The report.html file is customized for each model type. Generally, it contains a summary of the historical and additional data, plots of target values overlaid with fitted and forecasted values, analysis of the models used, and details about the model components. It also includes a “receipt” YAML file, providing a detailed version of the original forecast.yaml.

metrics.csv

This file includes relevant metrics calculated on the training set.

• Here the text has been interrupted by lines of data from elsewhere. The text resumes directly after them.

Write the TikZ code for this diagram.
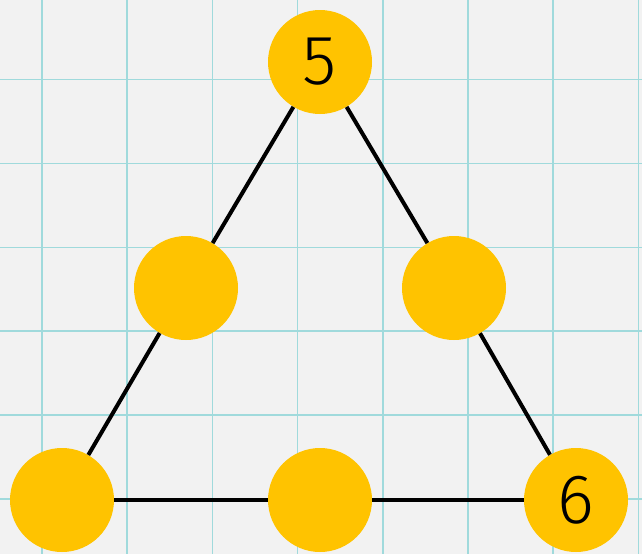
\documentclass[tikz,border=0pt]{standalone}
\usepackage{fontspec}
\setmainfont{Fira Sans Light}
\definecolor{paper}{RGB}{242,242,242}
\definecolor{gridc}{RGB}{160,218,220}
\definecolor{disc}{RGB}{255,195,0}
\begin{document}
\begin{tikzpicture}[x=1pt,y=-1pt,
  dot/.style={circle,fill=disc,minimum size=104pt,inner sep=0pt,font=\fontsize{70}{70}\selectfont},
  edge/.style={line width=4pt,black}]
\fill[paper] (0,0) rectangle (642,554);
\useasboundingbox (0,0) rectangle (642,554);
\foreach \i in {0,...,7} {\draw[gridc,line width=1.6pt] (42+85.2*\i,0) -- (42+85.2*\i,554);}
\foreach \j in {0,...,5} {\draw[gridc,line width=1.6pt] (0,79.5+83.9*\j) -- (642,79.5+83.9*\j);}
\node[dot] (t) at (320,62) {5};
\node[dot] (ml) at (186,288) {};
\node[dot] (mr) at (454,288) {};
\node[dot] (bl) at (62,500) {};
\node[dot] (bm) at (320,500) {};
\node[dot] (br) at (576,500) {6};
\draw[edge] (t) -- (ml);
\draw[edge] (ml) -- (bl);
\draw[edge] (t) -- (mr);
\draw[edge] (mr) -- (br);
\draw[edge] (bl) -- (bm);
\draw[edge] (bm) -- (br);
\end{tikzpicture}
\end{document}
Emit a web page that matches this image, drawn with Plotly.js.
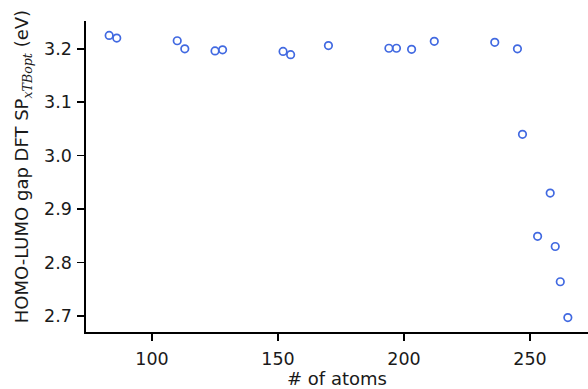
<!DOCTYPE html>
<html>
<head>
<meta charset="utf-8">
<script src="https://cdn.plot.ly/plotly-3.0.1.min.js"></script>
<style>html,body{margin:0;padding:0;background:#fff;}#chart{width:588px;height:389px;}</style>
</head>
<body>
<div id="chart"></div>
<script>
// number of atoms
const atoms = [83, 86, 110, 113, 125, 128, 152, 155, 170, 194, 197, 203, 212, 236, 245, 247, 258, 253, 260, 262, 265];
// HOMO-LUMO gap (eV)
const gap = [3.225, 3.220, 3.215, 3.200, 3.196, 3.198, 3.195, 3.189, 3.206, 3.201, 3.201, 3.199, 3.214, 3.212, 3.200, 3.040, 2.930, 2.849, 2.830, 2.764, 2.697];
const yTicks = [2.7, 2.8, 2.9, 3.0, 3.1, 3.2];
const xTicks = [100, 150, 200, 250];
const yTitle = 'HOMO-LUMO gap DFT SP<sub><span style="font-family:DejaVu Serif"><i>xTBopt</i></span></sub> (eV)';

const tickFont = {family: 'DejaVu Sans', size: 17.5, color: '#1a1a1a'};
const titleFont = {family: 'DejaVu Sans', size: 18, color: '#1a1a1a'};

Plotly.newPlot('chart', [{
  x: atoms, y: gap, type: 'scatter', mode: 'markers',
  marker: {symbol: 'circle-open', size: 7.5, color: '#4169e1', line: {width: 1.7, color: '#4169e1'}},
  hoverinfo: 'skip'
}], {
  width: 588, height: 389,
  margin: {l: 86, r: 0, t: 21, b: 57},
  paper_bgcolor: '#fff', plot_bgcolor: '#fff',
  showlegend: false,
  font: tickFont,
  xaxis: {
    range: [73.8, 273.0], tickvals: xTicks, ticktext: xTicks.map(String),
    showgrid: false, zeroline: false, showline: true, linecolor: '#000', linewidth: 1.6,
    ticks: 'outside', ticklen: 7, tickwidth: 1.6, tickcolor: '#000',
    tickfont: tickFont, ticklabelstandoff: 3,
    title: {text: '# of atoms', font: titleFont, standoff: 4}
  },
  yaxis: {
    range: [2.670, 3.252], tickvals: yTicks, ticktext: yTicks.map(v => v.toFixed(1)),
    showgrid: false, zeroline: false, showline: true, linecolor: '#000', linewidth: 1.6,
    ticks: 'outside', ticklen: 7, tickwidth: 1.6, tickcolor: '#000',
    tickfont: tickFont, ticklabelstandoff: 2
  },
  annotations: [{
    text: yTitle, font: titleFont, textangle: -90, showarrow: false,
    xref: 'paper', yref: 'paper', x: 0, y: 0.53, xanchor: 'center', yanchor: 'middle', xshift: -63
  }]
}, {staticPlot: true, displayModeBar: false});
</script>
</body>
</html>
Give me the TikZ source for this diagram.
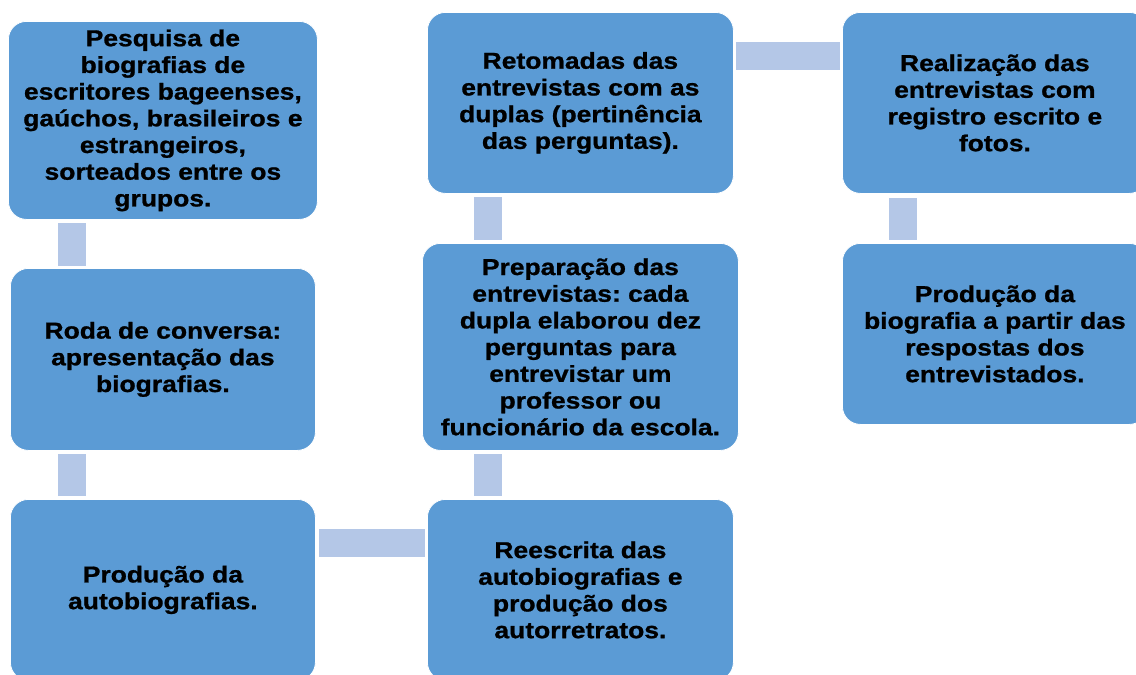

Global and Local Explanations in Forecasting Models

Understanding the predictions and the driving factors behind them is crucial in forecasting models. Global and local explanations offer insights at different levels of granularity.

Global Explanations:

Global explanations provide a high-level overview of how a forecasting model operates across the entire dataset. Key aspects include:

Feature Importance: Identifies and ranks variables based on their contribution to the model’s predictions.
Model Structure: Reveals the architecture, algorithms, parameters, and hyperparameters used in the model.
Trends and Patterns: Highlights broad trends and patterns captured by the model, such as seasonality and long-term trends.
Assumptions and Constraints: Uncovers underlying assumptions or constraints of the model.

Local Explanations:

Local explanations focus on specific data points or subsets, offering detailed insights into why the model made particular predictions. Key aspects include:

Instance-specific Insights: Provides details on how individual features contributed to a specific prediction.
Contextual Understanding: Considers the unique characteristics of the data point in question.
Model Variability: Shows the model’s sensitivity to changes in input variables.
Decision Boundaries: In classification problems, explains the factors influencing specific classification outcomes.

Global explanations offer a broad understanding of the model, while local explanations provide detailed insights at the individual data point level.